Ne parla raccontando il finale, spiegandosi da sola nel sottofondo del tumulto di un uomo in agonia (un Hunnam superlativo, in grado di consacrare la perfetta simbiosi della sua persona col ruolo che ricopre nella serie), che è stato privato di qualcosa nell’attimo successivo a quello in cui credeva di aver perso già tutto, dimettendosi da Re:

“It’s too late, to go back. I can see the darkness, through the cracks”.

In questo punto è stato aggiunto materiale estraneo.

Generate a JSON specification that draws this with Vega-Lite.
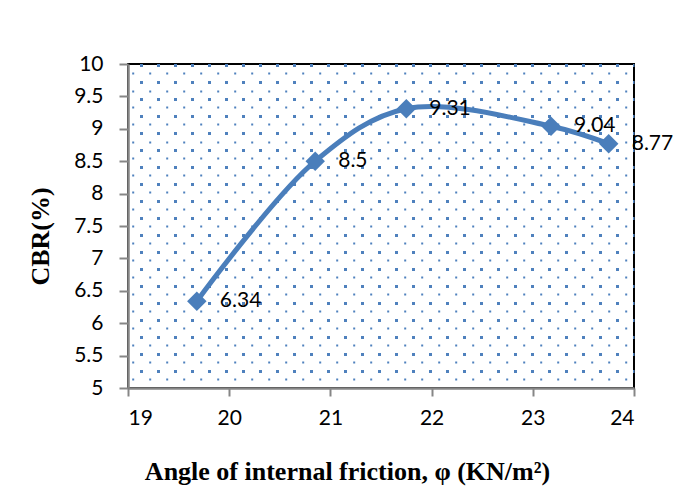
{
  "$schema": "https://vega.github.io/schema/vega-lite/v6.json",
  "width": 506,
  "height": 324,
  "autosize": {"type": "none"},
  "padding": {"left": 128, "top": 64, "right": 52, "bottom": 114},
  "background": "white",
  "config": {
    "view": {"stroke": "black", "strokeWidth": 2},
    "axis": {"labelFont": "Lato", "titleFont": "Liberation Serif"}
  },
  "data": {
    "values": [
      {"phi": 19.68, "cbr": 6.34, "label": "6.34"},
      {"phi": 20.85, "cbr": 8.5, "label": "8.5"},
      {"phi": 21.75, "cbr": 9.31, "label": "9.31"},
      {"phi": 23.18, "cbr": 9.04, "label": "9.04"},
      {"phi": 23.75, "cbr": 8.77, "label": "8.77"}
    ]
  },
  "resolve": {"axis": {"y": "independent"}},
  "layer": [
    {
      "mark": {"type": "point", "opacity": 0},
      "encoding": {
        "y": {
          "field": "cbr",
          "type": "quantitative",
          "scale": {"domain": [5, 10], "nice": false, "zero": false},
          "axis": {
            "orient": "right",
            "title": null,
            "labels": false,
            "ticks": false,
            "domain": false,
            "grid": true,
            "gridColor": "#4F81BD",
            "values": [9.985, 9.854, 9.722, 9.591, 9.46, 9.329, 9.198, 9.067, 8.936, 8.804, 8.673, 8.542, 8.411, 8.28, 8.149, 8.017, 7.886, 7.755, 7.624, 7.493, 7.362, 7.231, 7.099, 6.968, 6.837, 6.706, 6.575, 6.444, 6.312, 6.181, 6.05, 5.919, 5.788, 5.657, 5.526, 5.394, 5.263, 5.132],
            "gridWidth": {"condition": {"test": "round((9.985 - datum.value) / 0.13117) % 2 == 0", "value": 3}, "value": 2},
            "gridDash": {"condition": {"test": "round((9.985 - datum.value) / 0.13117) % 2 == 0", "value": [3, 14]}, "value": [2, 15]},
            "gridDashOffset": {"condition": {"test": "round((9.985 - datum.value) / 0.13117) % 2 == 0", "value": 1.5}, "value": 9.7}
          }
        }
      }
    },
    {
      "mark": {"type": "line", "interpolate": "catmull-rom", "color": "#4A7EBB", "strokeWidth": 5},
      "encoding": {
        "x": {
          "field": "phi",
          "type": "quantitative",
          "scale": {"domain": [19, 24], "nice": false, "zero": false},
          "axis": {
            "values": [19, 20, 21, 22, 23, 24],
            "format": "d",
            "grid": false,
            "domainColor": "#868686",
            "domainWidth": 2.5,
            "tickColor": "#868686",
            "tickWidth": 2,
            "tickSize": 8,
            "labelFontSize": 21,
            "labelColor": "black",
            "labelPadding": 11,
            "title": "Angle of internal friction, φ (KN/m²)",
            "titleFontSize": 26,
            "titleFontWeight": "bold",
            "titleColor": "black",
            "titleX": 219,
            "titleY": 91,
            "titleAlign": "center",
            "titleBaseline": "alphabetic"
          }
        },
        "y": {
          "field": "cbr",
          "type": "quantitative",
          "scale": {"domain": [5, 10], "nice": false, "zero": false},
          "axis": {
            "orient": "left",
            "values": [5, 5.5, 6, 6.5, 7, 7.5, 8, 8.5, 9, 9.5, 10],
            "format": "~f",
            "grid": false,
            "domainColor": "#868686",
            "domainWidth": 2.5,
            "tickColor": "#868686",
            "tickWidth": 2,
            "tickSize": 9,
            "labelFontSize": 21,
            "labelColor": "black",
            "labelPadding": 16,
            "title": "CBR(%)",
            "titleFontSize": 26,
            "titleFontWeight": "bold",
            "titleColor": "black",
            "titleX": -75,
            "titleY": 172,
            "titleAngle": -90,
            "titleAlign": "center",
            "titleBaseline": "bottom"
          }
        }
      }
    },
    {
      "mark": {"type": "point", "shape": "diamond", "filled": true, "size": 380, "color": "#4A7EBB", "opacity": 1},
      "encoding": {
        "x": {
          "field": "phi",
          "type": "quantitative",
          "axis": {
            "values": [19, 20, 21, 22, 23, 24],
            "format": "d",
            "grid": false,
            "domainColor": "#868686",
            "domainWidth": 2.5,
            "tickColor": "#868686",
            "tickWidth": 2,
            "tickSize": 8,
            "labelFontSize": 21,
            "labelColor": "black",
            "labelPadding": 11,
            "title": "Angle of internal friction, φ (KN/m²)",
            "titleFontSize": 26,
            "titleFontWeight": "bold",
            "titleColor": "black",
            "titleX": 219,
            "titleY": 91,
            "titleAlign": "center",
            "titleBaseline": "alphabetic"
          }
        },
        "y": {"field": "cbr", "type": "quantitative", "axis": null}
      }
    },
    {
      "mark": {"type": "text", "align": "left", "baseline": "middle", "dx": 23, "font": "Lato", "fontSize": 21, "color": "black"},
      "encoding": {
        "x": {
          "field": "phi",
          "type": "quantitative",
          "axis": {
            "values": [19, 20, 21, 22, 23, 24],
            "format": "d",
            "grid": false,
            "domainColor": "#868686",
            "domainWidth": 2.5,
            "tickColor": "#868686",
            "tickWidth": 2,
            "tickSize": 8,
            "labelFontSize": 21,
            "labelColor": "black",
            "labelPadding": 11,
            "title": "Angle of internal friction, φ (KN/m²)",
            "titleFontSize": 26,
            "titleFontWeight": "bold",
            "titleColor": "black",
            "titleX": 219,
            "titleY": 91,
            "titleAlign": "center",
            "titleBaseline": "alphabetic"
          }
        },
        "y": {"field": "cbr", "type": "quantitative", "axis": null},
        "text": {"field": "label"}
      }
    }
  ]
}
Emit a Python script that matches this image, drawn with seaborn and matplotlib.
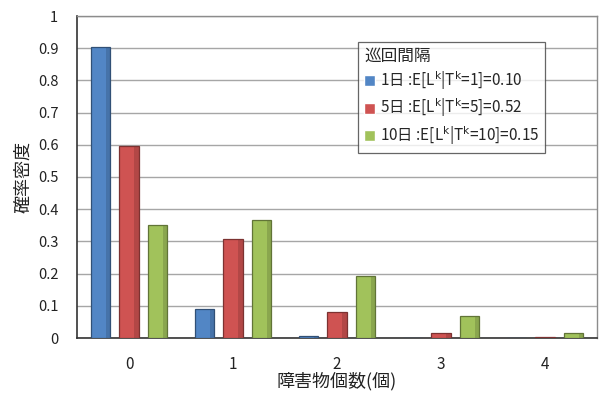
import matplotlib
matplotlib.use("Agg")
import matplotlib.pyplot as plt
import matplotlib.colors as mcolors
from matplotlib.ticker import FixedLocator, FuncFormatter
import pandas as pd
import seaborn as sns

# Obstacle counts on the x axis
counts = ["0", "1", "2", "3", "4"]

# Patrol-interval series (legend labels)
interval_labels = [
    r"1日 :E[L$^\mathrm{k}$|T$^\mathrm{k}$=1]=0.10",
    r"5日 :E[L$^\mathrm{k}$|T$^\mathrm{k}$=5]=0.52",
    r"10日 :E[L$^\mathrm{k}$|T$^\mathrm{k}$=10]=0.15",
]

# Probability of each obstacle count per interval
p_1day = [0.905, 0.090, 0.005, 0.0002, 0.0]
p_5day = [0.595, 0.309, 0.080, 0.014, 0.002]
p_10day = [0.350, 0.367, 0.193, 0.067, 0.017]

y_ticks = [0.0, 0.1, 0.2, 0.3, 0.4, 0.5, 0.6, 0.7, 0.8, 0.9, 1.0]

colors = ["#5286C5", "#CF5352", "#A1C25B"]

rows = []
for label, series in zip(interval_labels, [p_1day, p_5day, p_10day]):
    for c, p in zip(counts, series):
        rows.append({"障害物個数": c, "確率": p, "巡回間隔": label})
df = pd.DataFrame(rows)

sns.set_style("white")
plt.rcParams["font.family"] = ["Noto Sans CJK JP", "DejaVu Sans"]
plt.rcParams["mathtext.fontset"] = "dejavusans"
plt.rcParams["axes.unicode_minus"] = False

fig = plt.figure(figsize=(5.99, 3.94), dpi=100)
W, H = 599, 394
ax = fig.add_axes([77 / W, (H - 338) / H, 520 / W, 322 / H])

sns.barplot(
    data=df, x="障害物個数", y="確率", hue="巡回間隔",
    order=counts, hue_order=interval_labels, palette=colors,
    width=0.82, gap=0.33, saturation=1.0, ax=ax, zorder=3,
)

# darker outline and right-side shading for a bevelled look
for cont, col in zip(ax.containers, colors):
    dark = tuple(v * 0.6 for v in mcolors.to_rgb(col))
    for bar in cont:
        bar.set_edgecolor(dark)
        bar.set_linewidth(0.9)
        x, y = bar.get_x(), bar.get_y()
        w, h = bar.get_width(), bar.get_height()
        if h > 0:
            ax.add_patch(plt.Rectangle((x + w * 0.78, y), w * 0.22, h,
                                       facecolor=dark, alpha=0.35,
                                       linewidth=0, zorder=3.5))

ax.set_xlim(-0.5, 4.5)
ax.set_ylim(0, 1.0)
ax.yaxis.set_major_locator(FixedLocator(y_ticks))
ax.yaxis.set_major_formatter(FuncFormatter(lambda v, _: f"{v:g}"))
ax.grid(axis="y", color="#A6A6A6", linewidth=1.0, zorder=0)
ax.set_axisbelow(True)

ax.xaxis.set_minor_locator(FixedLocator([0.5, 1.5, 2.5, 3.5]))
ax.tick_params(axis="x", which="major", length=0, pad=13, labelsize=11,
               colors="#222222")
ax.tick_params(axis="x", which="minor", direction="in", length=6,
               width=1, color="#333333")
ax.tick_params(axis="y", direction="in", length=6, width=1, pad=13.5,
               labelsize=10.5, colors="#222222")
ax.tick_params(axis="y", color="#333333")

for side in ["left", "bottom"]:
    ax.spines[side].set_visible(True)
    ax.spines[side].set_color("#333333")
    ax.spines[side].set_linewidth(1.2)
for side in ["top", "right"]:
    ax.spines[side].set_visible(True)
    ax.spines[side].set_color("#8C8C8C")
    ax.spines[side].set_linewidth(1.0)

ax.set_xlabel("障害物個数(個)", fontsize=13, color="#222222")
ax.set_ylabel("確率密度", fontsize=13, color="#222222")
ax.xaxis.set_label_coords(0.5, -0.106)
ax.yaxis.set_label_coords(-0.087, 0.5)

leg = ax.legend(
    title="巡回間隔", loc="upper left", bbox_to_anchor=(0.54, 0.92),
    borderaxespad=0, fontsize=11, title_fontsize=12,
    frameon=True, fancybox=False, edgecolor="#404040",
    handlelength=0.75, handleheight=0.75, handletextpad=0.3,
    labelspacing=0.3, borderpad=0.4,
)
leg.get_frame().set_linewidth(0.9)
leg._legend_box.align = "left"

fig.savefig("out.png", dpi=100)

E ancora quel male, oscurità che trapela dalle crepe dell’anima, ha un vero dramma nel quale risiedere ora, e così “può essere visto”, ed addirittura “lasciato agire”.
Non riposando più quiescente sotto la struttura illusa di Sons of Anarchy, il male ha ora il permesso di uscire:

“I let the darkness, seep through the crack”.

La sesta stagione di Sons of Anarchy è simmetrica quanto il rapporto tra Jax e Tara: così come due cariche sovrane si respingono implicando l’una l’esclusione dell’altra; come il moto uniforme di due ruote di una stessa moto, che graffiano la stessa strada senza incontrarsi mai.
Come giorno e notte, due sistemi eternamente assenti l’uno dall’altra, desiderosi di sovrapporsi ma tangenti soltanto negli sfuggevoli e fugaci cambi di guardia.
In quel breve istante, a Jax è concesso di soffrire; ma il dolore dura un minuto, e la vendetta è tutto ciò che rimane.

Tutto ciò che rimane.
Quando è troppo tardi, e il “giorno è andato”.